While the likelihood of cell damage can be decreased through dietary changes, genetic mutation is harder to pinpoint.  Many scientists do not know what exactly causes mutations to occur leading to the belief that cancer is inevitable in some people.  There are two types of gene mutations; hereditary and acquired.  Hereditary mutations are those that people are born with and continue to pass on to their offspring and so on.  Acquired mutations are those that occur within the lifespan of the person which is neither inherited or passed down.  This type of mutation is believed to be the cause of most cancers as they are the result of DNA code error leading to the improper function of the gene.  With this information, it is believed that people who develop cancer are predisposed to do so meaning nothing they do will prevent the formation of it.  The study of foods in relation to tumors do not give an overall picture on the prevention of cancer leading to its ineffectiveness. 

However, an estimate of thirty to forty percent of cancer could be prevented by changes in both diet and lifestyle.  In addition to better treatments and early detection for cancer, cancer survivors reduce their risks of chronic conditions through their diet.  A diet consisting of nutrient sparse food, low fiber intake, red meat, and an imbalance of omega 3 to omega 6 leads to a higher risk of cancer as well as an unhealthy lifestyle.  By consuming an adequate number of calories derived from various food groups previously mentioned, cancer rates can be drastically reduced, and people are able to control their risk factors as opposed to blaming their illness solely on genetic makeup.  

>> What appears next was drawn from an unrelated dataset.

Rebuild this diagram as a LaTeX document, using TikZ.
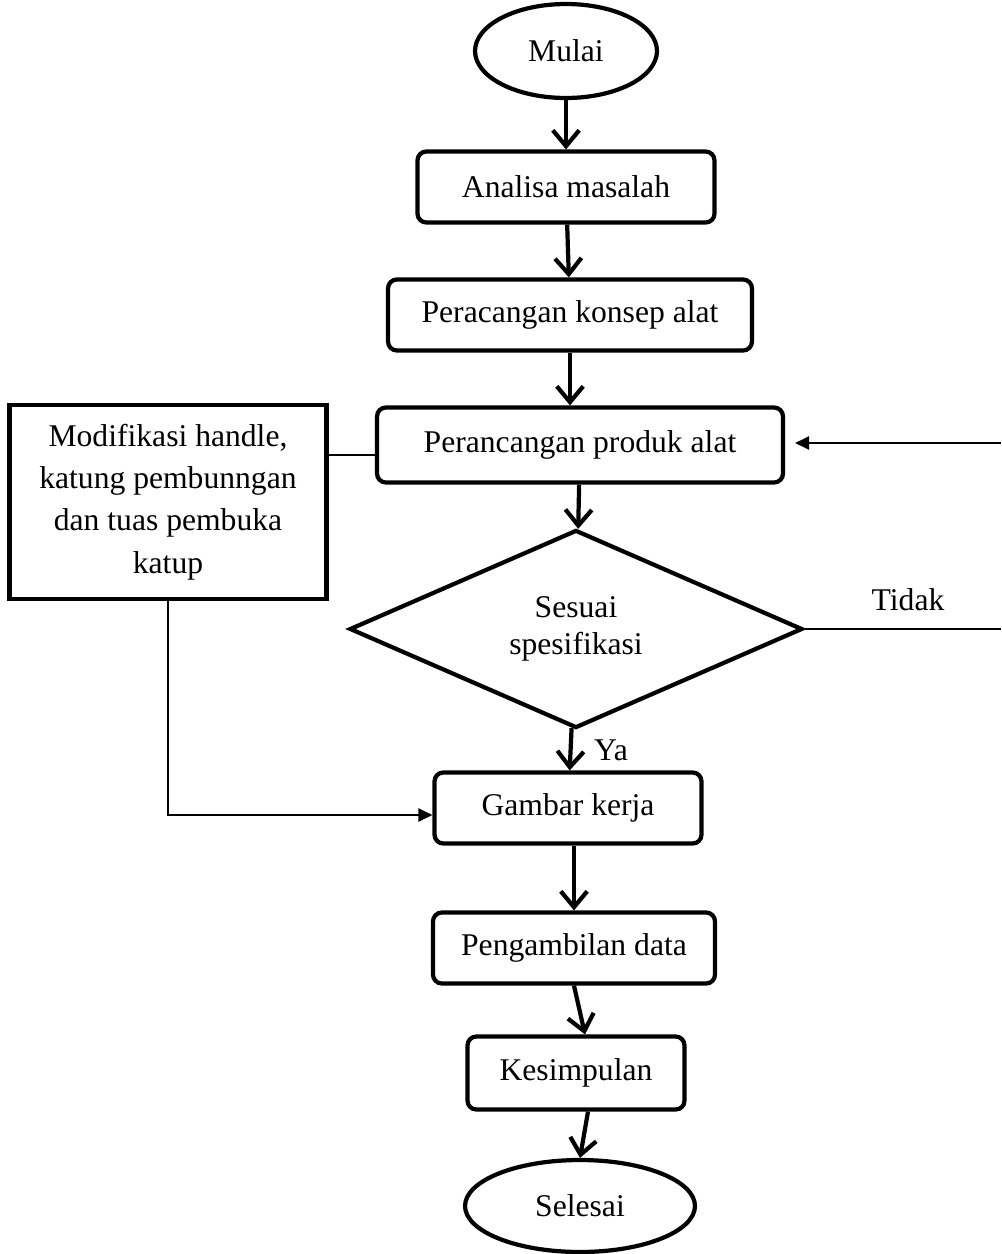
\documentclass[tikz,border=0pt]{standalone}
\usepackage{fontspec}
\setmainfont{Liberation Serif}
\usetikzlibrary{shapes.geometric,arrows.meta}

\begin{document}
\begin{tikzpicture}[x=0.02cm,y=-0.02cm,
        font=\fontsize{18}{21}\selectfont,
        proses/.style={draw,line width=2.4pt,rounded corners=5pt,inner sep=0pt,minimum height=1.42cm},
        terminal/.style={draw,ellipse,line width=2.4pt,inner sep=0pt},
        keputusan/.style={draw,diamond,line width=2.4pt,inner sep=0pt,align=center},
        panah/.style={line width=2.4pt,-{Straight Barb[length=9pt,width=15pt]}},
        garis/.style={line width=1.1pt},
        panahtipis/.style={line width=1.1pt,-{Triangle[length=8pt,width=7.5pt]}}]

        \useasboundingbox (0,0) rectangle (1001,1254);

        % alur utama
        \node[terminal,minimum width=3.64cm,minimum height=1.88cm] (mulai) at (566,51) {Mulai};
        \node[proses,minimum width=5.94cm] (analisa) at (566,187) {Analisa masalah};
        \node[proses,minimum width=7.28cm] (konsep) at (570,315) {Peracangan konsep alat};
        \node[proses,minimum width=8.12cm,minimum height=1.5cm] (produk) at (580,445) {Perancangan produk alat};
        \node[keputusan,minimum width=9.06cm,minimum height=3.82cm] (cek) at (576,629) {Sesuai\\spesifikasi};
        \node[proses,minimum width=5.34cm] (gambar) at (568,808) {Gambar kerja};
        \node[proses,minimum width=5.64cm] (data) at (574,948) {Pengambilan data};
        \node[proses,minimum width=4.34cm,minimum height=1.46cm] (simpul) at (576,1073) {Kesimpulan};
        \node[terminal,minimum width=4.6cm,minimum height=1.84cm] (selesai) at (580,1206) {Selesai};

        % kotak modifikasi
        \node[draw,line width=2.8pt,minimum width=6.34cm,minimum height=3.88cm,inner sep=0pt,align=center,
            font=\fontsize{18}{24}\selectfont] (modif) at (168,502)
            {Modifikasi handle,\\katung pembunngan\\dan tuas pembuka\\katup};

        \node (ya) at (611,750) {Ya};
        \node (tidak) at (908,600) {Tidak};

        \draw[panah] (mulai) -- (analisa);
        \draw[panah] (analisa) -- (konsep);
        \draw[panah] (konsep.south) -- (konsep.south |- produk.north);
        \draw[panah] (produk) -- (cek);
        \draw[panah] (cek) -- (gambar);
        \draw[panah] (gambar.south -| data.north) -- (data.north);
        \draw[panah] (data.south) -- ([xshift=0.18cm]simpul.north);
        \draw[panah] ([xshift=0.24cm]simpul.south) -- (selesai.north);

        % umpan balik (tidak)
        \coordinate (kananbawah) at (1001,630);
        \coordinate (kananatas) at (1001,443);
        \draw[garis] (cek.east) -- (cek.east -| kananbawah);
        \draw[panahtipis,shorten >=0.2cm] (kananatas) -- (kananatas -| produk.east);

        \coordinate (hub) at (350,455);
        \draw[garis] (modif.east |- hub) -- (produk.west |- hub);
        \draw[panahtipis] (modif.south) |- ([yshift=-0.14cm]gambar.west);
    \end{tikzpicture}
\end{document}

Overall, the risk of cancer can be greatly reduced through a person’s diet as various foods affect bodily functions and contain preventative aspects.  While genetic mutations are a possibility, lifestyle and diet are two controllable factors that reduce the possibility of them occurring.  By looking into the numerous foods that people can benefit from, cancer rates could be drastically reduced as more research is done to further the advancements and allow people to take back control of their lives.  

References:

Austoker, J. (1994). Cancer Prevention in Primary Care: Diet and cancer. Bmj,308(6944), 1610-1614. doi:10.1136/bmj.308.6944.1610

Beeken, R., Williams, K., Wardle, J., & Croker, H. (2016). “What about diet?” A qualitative study of cancer survivors views on diet and cancer and their sources of information. European Journal of Cancer Care,25(5), 774-783. doi:10.1111/ecc.12529

Donaldson, M. S. (2004). Nutrition and cancer: A review of the evidence for an anti-cancer diet. Nutrition Journal,3(1). doi:10.1186/1475-2891-3-19

Pal, D., Banerjee, S., & Ghosh, A. K. (2012). Dietary-induced cancer prevention: An expanding research arena of emerging diet related to healthcare system. Journal of advanced pharmaceutical technology & research3(1), 16-24.